Uw exportverhaal begint eigenlijk in Duitsland, daar ligt de basis voor het commerciële succes. Waarom Duitsland?

In 1981 deed zich een unieke gelegenheid voor: de enige fabrikant van creatieve en luxueuze lingerie in Duitsland ging failliet, niet als gevolg van dalende verkoopcijfers, maar wegens structurele bedrijfsproblemen. Dus: de koopkracht was er, de belangstelling was er, en het product was niet langer voorhanden, want de Latijnse lingerie was niet zo geschikt voor Duitse vrouwen. Wij hebben met Marie-Jo dat gat in de markt gevuld.

Het heeft ons geen windeieren gelegd, het succes was fenomenaal. Het jaar nadien is Marie-Jo ook hier goed gaan lopen, want dat is ook zo typisch: Belgische winkeliers moesten eerst over het grote Duitse avontuur horen voor ze zelf durfden toehappen.
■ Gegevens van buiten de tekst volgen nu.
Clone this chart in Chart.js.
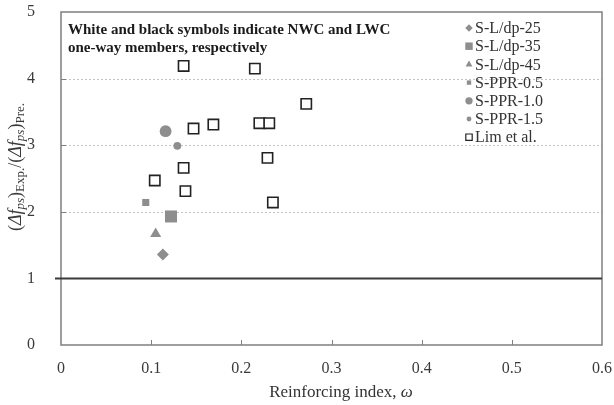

Marie-Jo werd dan gelanceerd in Scandinavië, Zwitserland, Nederland, Engeland en uiteindelijk in alle andere Europese landen.

Lukt het nu eigenlijk, die Belgische wijn verkopen in Bordeaux?

Sinds 1985 bewerken we de Franse markt en dat begint aardig te lopen. We hebben goede samenwerkingen met de winkeliers.

De Belgische vrouw is een slechte lingeriekoopster, net geen twee beha’s per jaar blijkt uit de cijfers.

Onze klanten kopen meer. We weten uit onderzoek dat ze vier tot vijf beha’s per jaar kopen. Voor echte fans ligt dat cijfer nog hoger.

Lingerie wordt altijd technologischer. Ik lees over vochtabsorberende, vuilwerende, temperatuurregelende stoffen.

De grote vernieuwingen zitten in de materialen, maar zo’n vaart zal het niet lopen. Tenzij je van plan bent om in je ondergoed de Himalaya te beklimmen heb je niet echt een hoogtechnologische beha nodig. De consument heeft bescheidener wensen: zij wil lingerie die perfect past, aangenaam zit, kleurvast is en mooi uit de was komt.

Tien jaar geleden was lycra de grote vondst, nu is het de microvezel; een levend materiaal met een enorme soepelheid. We krijgen steeds meer creatieve mogelijkheden zonder aan draagcomfort in te boeten.

Hoe ziet u de evolutie van de markt?

Een verregaande dualisering zal zich doorzetten in de maatschappij. Aan de ene kant heb je massaproductie en wegwerpartikelen, aan de andere kant staat alles wat elitair, luxueus en exclusief is. Tussenin vind je niets meer. Die merken zullen het moeilijk krijgen.

Bent u dat midden niet?

Neen. Wij zitten weliswaar onder de top maar boven de middenmoot. We zijn niet de Rolls-Royce van de lingeriesector, maar evenmin de Skoda. Audi, dat is meer onze positie.